In this case, it is just enough to create 2 instances of Whatever for user1 and 1 instance of Whatever for user2 and do the test.

def test_whatever_list_endpoint(client, user_factory, whatever_factory):  # assuming you've written factory for it
    user1 = user_factory()  # (ii)
    user2 = user_factory()  # (ii)

    for i in range(2):  # 2 whatevers for user1 # (i)
        whatever_factory(user=user1)

    whatever_factory(user=user2)   # 1 whatever for user2 # (i)

    url = reverse("whatever-list")  # from django.urls import reverse

    # whatever list of user1
    client.login(username=user1.username, password="111111")  # (ii)
    data1 = client.get(url).json()
    client.logout()

    # whatever list of user2
    client.login(username=user2.username, password="111111")  # (ii)
    data2 = client.get(url).json()

    # assertions
    assert len(data["results"]) == 2  # because we've created 2 for user1 # (i)
    assert len(data["results"]) == 1  # because we've created 1 for user2 # (i)

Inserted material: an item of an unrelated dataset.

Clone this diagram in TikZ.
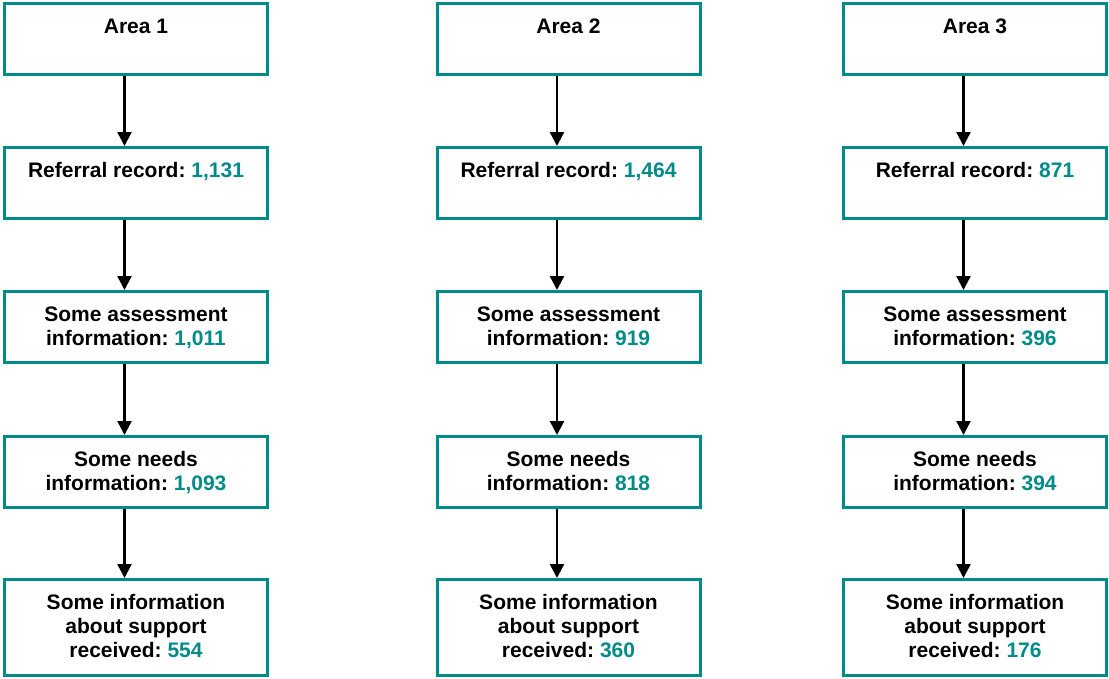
\documentclass[tikz,border=0pt]{standalone}
\usepackage{fontspec}
\setmainfont{Liberation Sans}
\usetikzlibrary{arrows.meta}
\definecolor{tealc}{RGB}{0,139,139}
\frenchspacing
\newcommand\num[1]{\textcolor{tealc}{#1}}
\newcommand\bxt[2]{\parbox[c][#1][t]{263pt}{\centering\fontsize{21pt}{24pt}\selectfont\bfseries\frenchspacing\vspace*{13pt}\strut#2\par}}
\tikzset{
  box/.style={draw=tealc, line width=3pt, inner sep=0pt, outer sep=1.5pt, rectangle},
  arr/.style={draw=black, line width=2.5pt, -{Triangle[width=14pt,length=14pt]}},
}
\begin{document}
\begin{tikzpicture}[x=1pt,y=-1pt]
\useasboundingbox (0,0) rectangle (1109,678);
% column 1
\node[box] (a1) at (136,39) {\bxt{71pt}{Area 1}};
\node[box] (a2) at (136,183) {\bxt{71pt}{Referral record: \num{1,131}}};
\node[box] (a3) at (136,327) {\bxt{71pt}{Some assessment\\information: \num{1,011}}};
\node[box] (a4) at (136,472) {\bxt{71pt}{Some needs\\information: \num{1,093}}};
\node[box] (a5) at (136,627.5) {\bxt{96pt}{Some information\\about support\\received: \num{554}}};
% column 2
\node[box] (b1) at (568.5,39) {\bxt{71pt}{Area 2}};
\node[box] (b2) at (568.5,183) {\bxt{71pt}{Referral record: \num{1,464}}};
\node[box] (b3) at (568.5,327) {\bxt{71pt}{Some assessment\\information: \num{919}}};
\node[box] (b4) at (568.5,472) {\bxt{71pt}{Some needs\\information: \num{818}}};
\node[box] (b5) at (568.5,627.5) {\bxt{96pt}{Some information\\about support\\received: \num{360}}};
% column 3
\node[box] (c1) at (975,39) {\bxt{71pt}{Area 3}};
\node[box] (c2) at (975,183) {\bxt{71pt}{Referral record: \num{871}}};
\node[box] (c3) at (975,327) {\bxt{71pt}{Some assessment\\information: \num{396}}};
\node[box] (c4) at (975,472) {\bxt{71pt}{Some needs\\information: \num{394}}};
\node[box] (c5) at (975,627.5) {\bxt{96pt}{Some information\\about support\\received: \num{176}}};
% arrows
\foreach \c in {a,b,c}{
  \draw[arr] ([xshift=-11.5pt]\c1.south) -- ([xshift=-11.5pt]\c2.north);
  \draw[arr] ([xshift=-11.5pt]\c2.south) -- ([xshift=-11.5pt]\c3.north);
  \draw[arr] ([xshift=-11.5pt]\c3.south) -- ([xshift=-11.5pt]\c4.north);
  \draw[arr] ([xshift=-11.5pt]\c4.south) -- ([xshift=-11.5pt]\c5.north);
}
\end{tikzpicture}
\end{document}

In this context, you can notice many things:

  • (i) I have never needed the test the content (the other fields and values or its serializer's values) of Whatever instances. I do not need to because they will most likely render the same. You should test data if your data changes by a behavior. In the case above, the data does not matter anyway, because there is no logic that changes it.
  • (ii) By not using faker, I could keep the content of User instances predictable and consistent. I know the password for every testing user will be "111111" and I know I would not (and you should never attempt to) test the password anyway.